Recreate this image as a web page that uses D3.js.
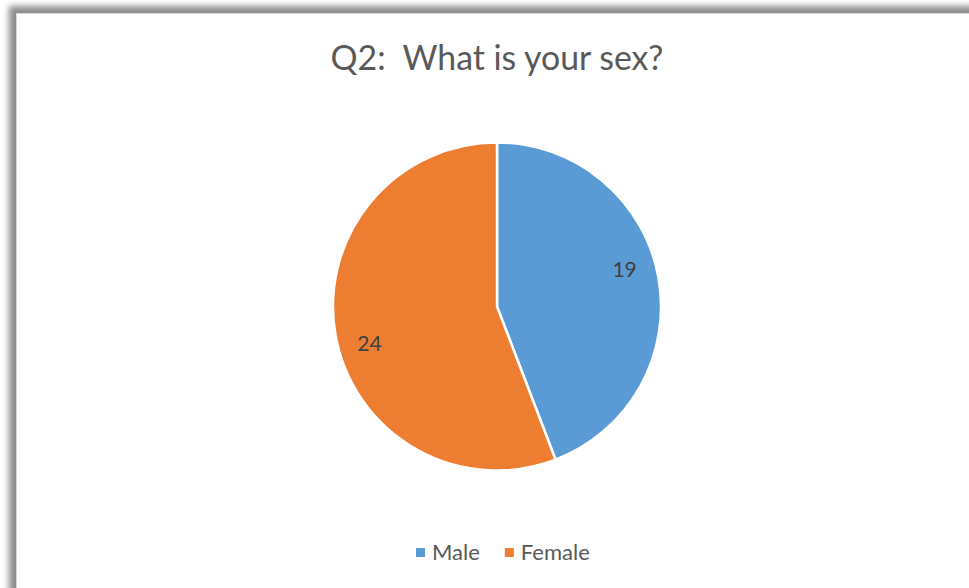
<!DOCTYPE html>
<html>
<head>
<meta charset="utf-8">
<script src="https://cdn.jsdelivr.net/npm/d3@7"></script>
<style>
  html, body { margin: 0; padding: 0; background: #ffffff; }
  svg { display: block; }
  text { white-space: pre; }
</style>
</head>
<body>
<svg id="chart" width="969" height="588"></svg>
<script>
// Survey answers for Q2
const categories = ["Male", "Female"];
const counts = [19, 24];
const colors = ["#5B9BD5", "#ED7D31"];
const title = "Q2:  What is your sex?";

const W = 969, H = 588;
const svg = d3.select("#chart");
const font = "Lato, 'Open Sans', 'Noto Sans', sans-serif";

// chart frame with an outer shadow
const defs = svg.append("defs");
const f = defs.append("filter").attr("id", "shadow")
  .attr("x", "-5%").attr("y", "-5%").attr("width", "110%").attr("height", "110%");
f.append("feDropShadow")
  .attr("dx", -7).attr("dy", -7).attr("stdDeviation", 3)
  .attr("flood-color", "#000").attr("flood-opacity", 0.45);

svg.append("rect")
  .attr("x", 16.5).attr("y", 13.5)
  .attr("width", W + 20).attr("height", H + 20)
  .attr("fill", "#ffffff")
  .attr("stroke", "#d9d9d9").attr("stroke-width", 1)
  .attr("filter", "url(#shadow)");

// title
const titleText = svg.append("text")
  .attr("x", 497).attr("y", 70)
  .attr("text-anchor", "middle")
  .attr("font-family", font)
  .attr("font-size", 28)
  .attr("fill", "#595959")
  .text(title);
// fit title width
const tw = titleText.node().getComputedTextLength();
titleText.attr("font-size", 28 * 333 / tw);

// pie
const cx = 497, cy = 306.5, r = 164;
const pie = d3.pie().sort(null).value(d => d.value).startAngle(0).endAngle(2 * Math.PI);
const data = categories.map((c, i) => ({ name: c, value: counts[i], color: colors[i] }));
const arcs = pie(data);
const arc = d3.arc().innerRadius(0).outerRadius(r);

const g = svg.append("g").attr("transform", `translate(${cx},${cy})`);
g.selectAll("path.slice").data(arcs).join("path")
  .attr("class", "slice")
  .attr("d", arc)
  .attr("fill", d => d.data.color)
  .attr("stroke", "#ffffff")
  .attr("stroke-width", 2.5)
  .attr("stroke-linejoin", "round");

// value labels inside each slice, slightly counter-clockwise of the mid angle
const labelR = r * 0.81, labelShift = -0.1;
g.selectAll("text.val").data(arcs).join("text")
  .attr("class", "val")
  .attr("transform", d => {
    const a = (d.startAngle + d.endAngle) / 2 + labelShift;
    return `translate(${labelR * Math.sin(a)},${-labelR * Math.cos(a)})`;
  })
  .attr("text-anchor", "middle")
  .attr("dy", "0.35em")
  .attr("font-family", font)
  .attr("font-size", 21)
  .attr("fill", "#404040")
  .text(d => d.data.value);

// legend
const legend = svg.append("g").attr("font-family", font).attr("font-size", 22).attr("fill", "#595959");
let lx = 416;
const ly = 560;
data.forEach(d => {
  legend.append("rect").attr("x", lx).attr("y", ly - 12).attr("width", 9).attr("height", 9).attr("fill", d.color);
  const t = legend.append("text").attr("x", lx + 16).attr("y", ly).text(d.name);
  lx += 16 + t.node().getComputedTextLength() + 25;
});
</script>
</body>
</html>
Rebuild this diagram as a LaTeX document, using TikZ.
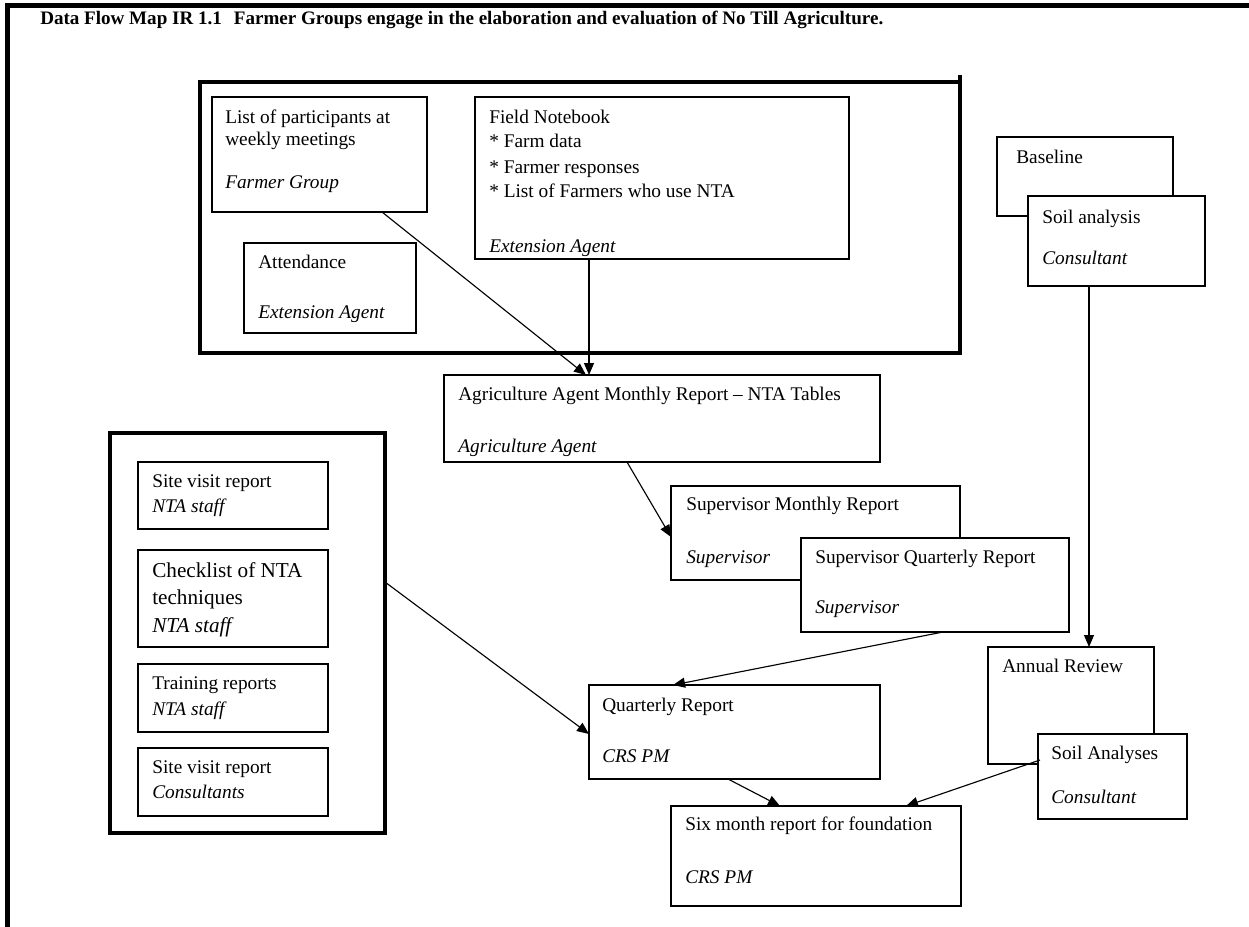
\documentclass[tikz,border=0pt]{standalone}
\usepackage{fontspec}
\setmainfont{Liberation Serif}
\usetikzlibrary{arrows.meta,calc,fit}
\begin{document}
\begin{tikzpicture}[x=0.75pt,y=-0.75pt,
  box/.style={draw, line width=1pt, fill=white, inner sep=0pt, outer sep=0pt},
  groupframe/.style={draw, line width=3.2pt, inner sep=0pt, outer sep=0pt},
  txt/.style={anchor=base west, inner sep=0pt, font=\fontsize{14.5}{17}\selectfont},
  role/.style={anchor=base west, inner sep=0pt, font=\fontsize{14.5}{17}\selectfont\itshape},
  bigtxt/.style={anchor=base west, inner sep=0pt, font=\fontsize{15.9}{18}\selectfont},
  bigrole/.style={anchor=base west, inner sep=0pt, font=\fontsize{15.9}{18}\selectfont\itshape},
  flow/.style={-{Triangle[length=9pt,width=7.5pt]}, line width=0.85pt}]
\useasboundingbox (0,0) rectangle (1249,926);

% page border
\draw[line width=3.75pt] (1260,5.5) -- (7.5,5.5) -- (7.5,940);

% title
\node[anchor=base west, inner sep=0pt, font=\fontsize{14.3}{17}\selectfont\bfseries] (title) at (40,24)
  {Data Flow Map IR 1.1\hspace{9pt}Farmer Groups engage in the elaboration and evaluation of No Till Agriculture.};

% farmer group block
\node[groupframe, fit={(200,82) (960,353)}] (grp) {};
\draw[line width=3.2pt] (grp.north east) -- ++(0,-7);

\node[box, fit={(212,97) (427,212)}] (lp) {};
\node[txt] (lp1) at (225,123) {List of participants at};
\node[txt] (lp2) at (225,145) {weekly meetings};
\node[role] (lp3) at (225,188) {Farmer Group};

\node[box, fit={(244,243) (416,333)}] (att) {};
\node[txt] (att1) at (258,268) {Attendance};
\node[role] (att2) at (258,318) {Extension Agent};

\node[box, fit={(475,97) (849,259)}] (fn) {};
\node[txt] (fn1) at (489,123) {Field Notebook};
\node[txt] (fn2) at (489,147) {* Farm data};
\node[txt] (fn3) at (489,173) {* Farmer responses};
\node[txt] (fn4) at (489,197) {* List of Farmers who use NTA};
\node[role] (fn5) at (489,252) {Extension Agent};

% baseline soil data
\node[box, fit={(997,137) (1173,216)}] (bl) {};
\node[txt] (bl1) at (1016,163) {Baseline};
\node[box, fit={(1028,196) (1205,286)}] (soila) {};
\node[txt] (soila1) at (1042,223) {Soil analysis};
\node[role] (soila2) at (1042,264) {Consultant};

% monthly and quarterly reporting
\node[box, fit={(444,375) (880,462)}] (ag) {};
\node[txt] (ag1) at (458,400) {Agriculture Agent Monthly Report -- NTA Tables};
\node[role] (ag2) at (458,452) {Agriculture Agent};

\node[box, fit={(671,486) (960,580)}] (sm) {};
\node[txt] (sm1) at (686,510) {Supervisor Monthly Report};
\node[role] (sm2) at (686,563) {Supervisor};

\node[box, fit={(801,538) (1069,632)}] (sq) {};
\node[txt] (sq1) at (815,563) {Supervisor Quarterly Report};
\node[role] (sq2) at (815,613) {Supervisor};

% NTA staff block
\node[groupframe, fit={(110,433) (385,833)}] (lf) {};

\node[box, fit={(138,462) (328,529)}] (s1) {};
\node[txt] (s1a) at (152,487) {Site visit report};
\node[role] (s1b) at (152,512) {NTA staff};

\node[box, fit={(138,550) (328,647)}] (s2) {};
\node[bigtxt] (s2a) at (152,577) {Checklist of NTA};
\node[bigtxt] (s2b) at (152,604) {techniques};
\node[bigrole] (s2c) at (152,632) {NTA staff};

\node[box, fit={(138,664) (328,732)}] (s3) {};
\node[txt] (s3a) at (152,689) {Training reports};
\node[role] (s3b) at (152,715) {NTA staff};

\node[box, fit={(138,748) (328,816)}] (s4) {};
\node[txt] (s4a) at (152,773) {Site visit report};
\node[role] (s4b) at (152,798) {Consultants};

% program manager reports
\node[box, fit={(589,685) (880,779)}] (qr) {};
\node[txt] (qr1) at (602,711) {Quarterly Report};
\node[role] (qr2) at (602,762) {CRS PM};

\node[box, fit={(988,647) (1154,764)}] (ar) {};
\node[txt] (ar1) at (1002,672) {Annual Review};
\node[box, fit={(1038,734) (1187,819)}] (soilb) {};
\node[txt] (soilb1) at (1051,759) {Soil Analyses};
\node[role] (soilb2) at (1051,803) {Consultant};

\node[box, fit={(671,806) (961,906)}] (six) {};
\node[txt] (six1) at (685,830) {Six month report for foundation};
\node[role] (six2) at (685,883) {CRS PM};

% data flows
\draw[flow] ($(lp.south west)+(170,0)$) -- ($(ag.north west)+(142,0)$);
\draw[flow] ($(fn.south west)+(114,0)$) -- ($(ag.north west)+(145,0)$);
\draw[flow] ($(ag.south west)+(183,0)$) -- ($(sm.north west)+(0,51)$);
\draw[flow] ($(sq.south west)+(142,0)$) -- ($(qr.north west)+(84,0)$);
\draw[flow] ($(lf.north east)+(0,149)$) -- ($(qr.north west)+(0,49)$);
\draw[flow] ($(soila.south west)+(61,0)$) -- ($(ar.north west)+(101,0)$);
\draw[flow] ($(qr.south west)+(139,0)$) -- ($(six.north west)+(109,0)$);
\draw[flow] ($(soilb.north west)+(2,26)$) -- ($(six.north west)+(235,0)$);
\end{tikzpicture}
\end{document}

◆ ◆ ◆ ◆ ◆

* What to do:
Exactly as written, repeat the lines from the beginning of the entries up to and including the line with "What is your", but not the pictures.

* Exercise response:
Recreate this image as a web page that uses D3.js.
<!DOCTYPE html>
<html>
<head>
<meta charset="utf-8">
<script src="https://cdn.jsdelivr.net/npm/d3@7"></script>
<style>
  html, body { margin: 0; padding: 0; background: #ffffff; }
  svg { display: block; }
  text { white-space: pre; }
</style>
</head>
<body>
<svg id="chart" width="969" height="588"></svg>
<script>
// Survey answers for Q2
const categories = ["Male", "Female"];
const counts = [19, 24];
const colors = ["#5B9BD5", "#ED7D31"];
const title = "Q2:  What is your sex?";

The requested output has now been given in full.